You're right, this shows that the moral axioms as stated don't work. Essentially [(Prf(C) -> U=v) and U<=v] -> C simplifies to (Prf(C) -> U=v) -> C, and if C is absurdity, then ~(Prf(C) -> U=v), that is (~U=v and Prf(C)). Both Prf(C) and ~U=v shouldn't hold. Thus, moral axioms in the present form shouldn't be added for any easily-provably-false statements. Will try to figure out if the damage can be contained.

(Updated the post and its summary to mention the problem.)

Comment author: Stuart_Armstrong 09 May 2012 04:21:54PM 1 point [-]

One immediate idea is to replace the conditional [(Prf(S) -> U=u) and U<=u] -> S with the rule of inference "from [(Prf(S) -> U=u) and U<=u], deduce S". That way you can't get a contrapositive, and you probably need to get Loebian to hope to find a contradiction.

Not confident at all that would work, though.

Comment author: Vladimir_Nesov 09 May 2012 04:40:17PM 0 points [-]

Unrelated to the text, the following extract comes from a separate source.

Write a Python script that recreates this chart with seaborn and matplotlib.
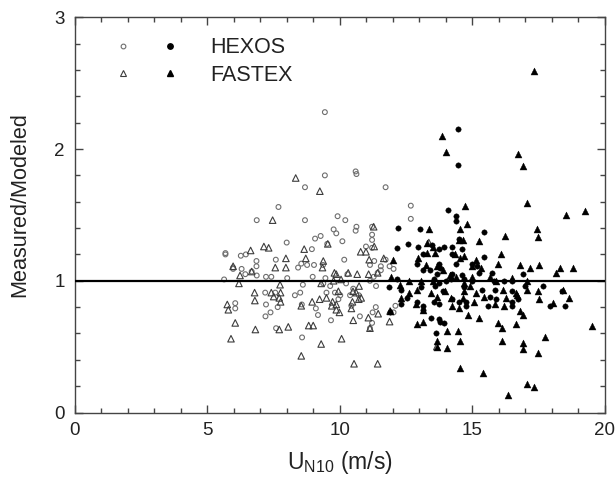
import numpy as np
import pandas as pd
import matplotlib
matplotlib.use("Agg")
import matplotlib.pyplot as plt
import seaborn as sns
from matplotlib.legend_handler import HandlerTuple
from matplotlib.lines import Line2D

# HEXOS, U < 12 (open circles)
hexos_lo_u = [9.44, 9.44, 10.63, 10.60, 8.69, 11.73, 7.69, 6.87, 8.69, 9.92, 10.21, 12.68, 12.68,
              9.77, 10.63, 10.60, 11.22, 11.22, 9.28, 9.07, 9.87, 10.10, 8.00, 9.53, 11.22, 5.69,
              5.69, 6.27, 6.46, 8.95, 10.99, 11.22, 6.86, 6.86, 7.59, 10.17, 5.98, 5.98, 6.30,
              6.68, 8.43, 8.55, 8.77, 9.03, 9.37, 11.14, 11.30, 11.55, 11.73, 11.88, 12.03, 6.44,
              6.87, 5.64, 7.22, 7.42, 8.02, 8.98, 9.46, 11.28, 11.43, 11.55, 10.29, 8.61, 9.38,
              9.64, 10.24, 10.51, 11.14, 11.37, 7.19, 7.57, 8.31, 8.51, 9.50, 9.82, 10.02, 10.39,
              10.72, 6.06, 6.06, 7.22, 7.39, 7.66, 8.57, 9.10, 9.18, 9.67, 9.95, 10.44, 10.76,
              11.24, 11.36, 11.22, 11.14, 7.20, 7.60, 8.58, 12.03, 12.10]
hexos_lo_r = [2.28, 1.80, 1.81, 1.83, 1.71, 1.71, 1.56, 1.46, 1.46, 1.49, 1.46, 1.57, 1.47,
              1.39, 1.41, 1.38, 1.41, 1.35, 1.34, 1.32, 1.36, 1.30, 1.29, 1.28, 1.31, 1.21,
              1.20, 1.19, 1.20, 1.24, 1.26, 1.25, 1.15, 1.11, 1.16, 1.16, 1.10, 1.09, 1.09,
              1.07, 1.10, 1.13, 1.12, 1.12, 1.12, 1.12, 1.15, 1.11, 1.16, 1.11, 1.09, 1.05,
              1.04, 1.01, 1.03, 1.03, 1.02, 1.03, 1.02, 1.03, 1.06, 1.08, 1.05, 0.97, 0.98,
              0.96, 0.98, 0.94, 1.00, 0.96, 0.91, 0.91, 0.89, 0.91, 0.91, 0.91, 0.89, 0.89,
              0.89, 0.83, 0.79, 0.82, 0.76, 0.80, 0.82, 0.79, 0.74, 0.70, 0.86, 0.81, 0.73,
              0.76, 0.80, 0.68, 0.64, 0.73, 0.64, 0.57, 0.76, 0.81]

# FASTEX, U < 12 (open triangles)
fastex_lo_u = [8.34, 9.25, 7.47, 11.28, 7.14, 7.32, 6.64, 8.66, 9.55, 10.79, 10.99, 11.30, 13.36,
               7.97, 8.72, 9.38, 7.57, 7.97, 9.35, 11.11, 11.66, 5.98, 6.24, 6.68, 6.20, 7.75,
               9.30, 9.80, 9.87, 9.77, 10.05, 10.32, 10.66, 10.73, 11.09, 11.43, 6.79, 7.42,
               7.51, 7.77, 7.72, 9.50, 9.95, 10.50, 10.62, 10.81, 6.80, 7.77, 8.96, 9.24, 9.73,
               9.87, 10.48, 10.72, 5.76, 5.80, 8.55, 9.70, 9.87, 9.99, 10.44, 11.45, 11.90, 6.06,
               10.51, 11.08, 11.88, 6.82, 7.72, 8.06, 8.83, 9.00, 11.14, 5.90, 10.07, 9.30, 8.55,
               10.54, 11.43, 13.66]
fastex_lo_r = [1.78, 1.68, 1.46, 1.41, 1.26, 1.25, 1.23, 1.24, 1.28, 1.22, 1.22, 1.26, 1.29,
               1.17, 1.17, 1.15, 1.10, 1.10, 1.10, 1.16, 1.17, 1.11, 1.04, 1.07, 0.98, 0.97,
               0.98, 1.06, 1.05, 1.00, 1.01, 1.06, 1.05, 0.96, 1.05, 1.06, 0.91, 0.91,
               0.88, 0.91, 0.87, 0.87, 0.92, 0.92, 0.91, 0.87, 0.85, 0.84, 0.84, 0.86, 0.84,
               0.82, 0.84, 0.86, 0.82, 0.78, 0.81, 0.81, 0.78, 0.76, 0.79, 0.75, 0.77, 0.68,
               0.70, 0.72, 0.69, 0.63, 0.63, 0.65, 0.66, 0.66, 0.64, 0.56, 0.56, 0.52, 0.43,
               0.37, 0.37, 0.50]

# HEXOS, U >= 12 (filled circles)
hexos_hi_u = [14.45, 14.45, 14.10, 14.40, 14.40, 12.18, 13.02, 15.44, 12.58, 12.15, 12.95, 13.47,
              13.93, 14.25, 14.48, 13.73, 14.60, 14.25, 13.14, 12.92, 13.76, 14.40, 15.00, 15.44,
              15.19, 13.14, 13.40, 13.80, 13.66, 14.25, 14.60, 15.26, 15.76, 16.90, 12.15, 13.55,
              13.73, 14.00, 14.18, 14.67, 14.98, 15.80, 16.18, 16.48, 11.85, 12.32, 13.07, 13.58,
              13.88, 14.68, 15.38, 15.85, 16.48, 16.97, 17.67, 12.52, 12.92, 13.55, 14.25, 14.48,
              14.77, 15.67, 15.90, 16.48, 16.73, 12.32, 13.14, 13.76, 14.77, 15.59, 16.48, 17.92,
              13.14, 11.88, 13.44, 13.73, 13.80, 13.93, 13.63, 18.40, 18.50]
hexos_hi_r = [2.15, 1.88, 1.54, 1.49, 1.45, 1.40, 1.39, 1.37, 1.28, 1.25, 1.26, 1.27,
              1.26, 1.26, 1.32, 1.24, 1.24, 1.20, 1.20, 1.13, 1.13, 1.13, 1.13, 1.18,
              1.11, 1.08, 1.08, 1.10, 1.05, 1.05, 1.04, 1.06, 1.06, 1.05, 1.01, 1.01,
              0.98, 1.00, 1.01, 1.01, 1.00, 1.00, 1.00, 1.00, 0.95, 0.93, 0.95, 0.96,
              0.92, 0.95, 0.93, 0.93, 0.92, 0.96, 0.96, 0.87, 0.84, 0.84, 0.86, 0.84,
              0.84, 0.88, 0.86, 0.84, 0.86, 0.82, 0.81, 0.82, 0.81, 0.81, 0.81, 0.81,
              0.78, 0.76, 0.72, 0.71, 0.69, 0.68, 0.60, 0.92, 0.81]

# FASTEX, U >= 12 (filled triangles)
fastex_hi_u = [17.33, 13.84, 14.00, 16.72, 16.93, 17.08, 14.73, 18.52, 19.24, 14.81, 13.36, 14.54,
               17.45, 16.23, 17.49, 15.26, 14.63, 14.48, 13.30, 13.50, 13.28, 13.58, 14.33, 14.54,
               16.07, 12.00, 12.95, 14.69, 15.14, 15.96, 16.78, 17.19, 17.52, 18.29, 18.80, 18.16,
               13.25, 13.66, 13.88, 15.00, 15.32, 14.14, 14.37, 15.00, 15.67, 11.92, 12.62, 13.07,
               13.50, 14.69, 15.91, 16.48, 17.08, 12.27, 12.92, 13.44, 13.96, 14.69, 14.92, 16.14,
               17.08, 17.49, 18.41, 12.62, 13.66, 15.14, 16.63, 12.32, 14.18, 14.65, 15.44, 16.26,
               16.70, 18.63, 17.52, 12.89, 14.25, 15.07, 15.85, 16.18, 18.06, 11.88, 13.14, 14.48,
               14.85, 16.78, 16.93, 15.26, 13.14, 12.92, 15.96, 16.63, 16.11, 14.03, 14.45, 19.53,
               17.74, 13.66, 13.66, 14.54, 16.11, 16.93, 16.90, 14.06, 17.49, 14.54, 15.40, 17.05,
               17.33, 16.36]
fastex_hi_r = [2.59, 2.10, 1.98, 1.96, 1.87, 1.59, 1.57, 1.50, 1.53, 1.43, 1.39, 1.39,
               1.39, 1.34, 1.33, 1.30, 1.31, 1.31, 1.29, 1.26, 1.21, 1.21, 1.20, 1.17,
               1.20, 1.16, 1.17, 1.19, 1.16, 1.13, 1.12, 1.10, 1.12, 1.10, 1.10, 1.06,
               1.12, 1.11, 1.08, 1.11, 1.10, 1.04, 1.03, 1.03, 1.03, 1.03, 1.00, 1.00,
               1.00, 0.98, 1.00, 1.02, 1.00, 0.97, 0.93, 0.91, 0.92, 0.92, 0.96, 0.93,
               0.93, 0.92, 0.93, 0.91, 0.88, 0.91, 0.91, 0.87, 0.87, 0.87, 0.88, 0.87,
               0.89, 0.87, 0.86, 0.82, 0.81, 0.84, 0.82, 0.81, 0.83, 0.77, 0.78, 0.79,
               0.74, 0.77, 0.74, 0.72, 0.69, 0.67, 0.68, 0.67, 0.64, 0.62, 0.62, 0.66,
               0.57, 0.54, 0.50, 0.54, 0.54, 0.53, 0.48, 0.49, 0.45, 0.34, 0.30, 0.22,
               0.19, 0.13]

sns.set_style("ticks")
plt.rcParams["font.family"] = ["Liberation Sans", "DejaVu Sans"]
plt.rcParams["mathtext.fontset"] = "custom"
plt.rcParams["mathtext.rm"] = "Liberation Sans"
plt.rcParams["mathtext.it"] = "Liberation Sans"

fig = plt.figure(figsize=(6.16, 4.8), dpi=100)
ax = fig.add_axes([0.121, 0.1406, 0.861, 0.8234])

sns.scatterplot(x=hexos_lo_u, y=hexos_lo_r, marker="o", s=12, facecolor="none",
                edgecolor="#6e6e6e", linewidth=0.8, ax=ax)
sns.scatterplot(x=fastex_lo_u, y=fastex_lo_r, marker="^", s=22, facecolor="none",
                edgecolor="#3c3c3c", linewidth=0.8, ax=ax)
sns.scatterplot(x=hexos_hi_u, y=hexos_hi_r, marker="o", s=15, color="black",
                edgecolor="black", linewidth=0.3, ax=ax)
sns.scatterplot(x=fastex_hi_u, y=fastex_hi_r, marker="^", s=25, color="black",
                edgecolor="black", linewidth=0.3, ax=ax)

ax.axhline(1, color="black", lw=1.6, zorder=3)

ax.set_xlim(0, 20)
ax.set_ylim(0, 3)
ax.set_xticks([0, 5, 10, 15, 20])
ax.set_yticks([0, 1, 2, 3])
ax.set_xticks(np.arange(0, 21, 1), minor=True)
ax.set_yticks(np.arange(0, 3.01, 0.2), minor=True)
ax.tick_params(which="both", direction="in", top=True, right=True, color="#444444",
               labelsize=13.5, labelcolor="#222222")
ax.tick_params(which="major", length=6, width=1)
ax.tick_params(which="minor", length=3.5, width=1)
ax.tick_params(axis="x", which="major", pad=7)
ax.tick_params(axis="y", which="major", pad=7)
for sp in ax.spines.values():
    sp.set_color("#444444")
    sp.set_linewidth(1.0)

ax.set_xlabel(r"U$_{\mathrm{N10}}$ (m/s)", fontsize=16.5, color="#222222")
ax.set_ylabel("Measured/Modeled", fontsize=15.6, color="#222222")
ax.xaxis.set_label_coords(0.5, -0.093)
ax.yaxis.set_label_coords(-0.083, 0.525)

h1 = Line2D([], [], ls="none", marker="o", ms=3.4, mfc="none", mec="#6e6e6e", mew=0.8)
h2 = Line2D([], [], ls="none", marker="o", ms=3.9, mfc="black", mec="black")
h3 = Line2D([], [], ls="none", marker="^", ms=4.7, mfc="none", mec="#3c3c3c", mew=0.8)
h4 = Line2D([], [], ls="none", marker="^", ms=5.0, mfc="black", mec="black")
ax.legend(handles=[(h1, h2), (h3, h4)], labels=["HEXOS", "FASTEX"],
          handler_map={tuple: HandlerTuple(ndivide=None, pad=0.8)},
          loc="upper left", bbox_to_anchor=(0.063, 0.95), frameon=False,
          borderpad=0, borderaxespad=0, handlelength=3.6, handletextpad=1.15,
          labelspacing=0.32, fontsize=15.5, labelcolor="#222222")

fig.savefig("out.png", dpi=100)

Yes, that was the intention, and the problem is that the implication can be tugged from the wrong side, but implication can't be one-sided. I'd prefer to stay with standard inference rules though, if at all possible.

Comment author: Stuart_Armstrong 11 May 2012 08:05:32AM 0 points [-]

Pulling on one side but not the other seems textbook of what relevance logics were designed for.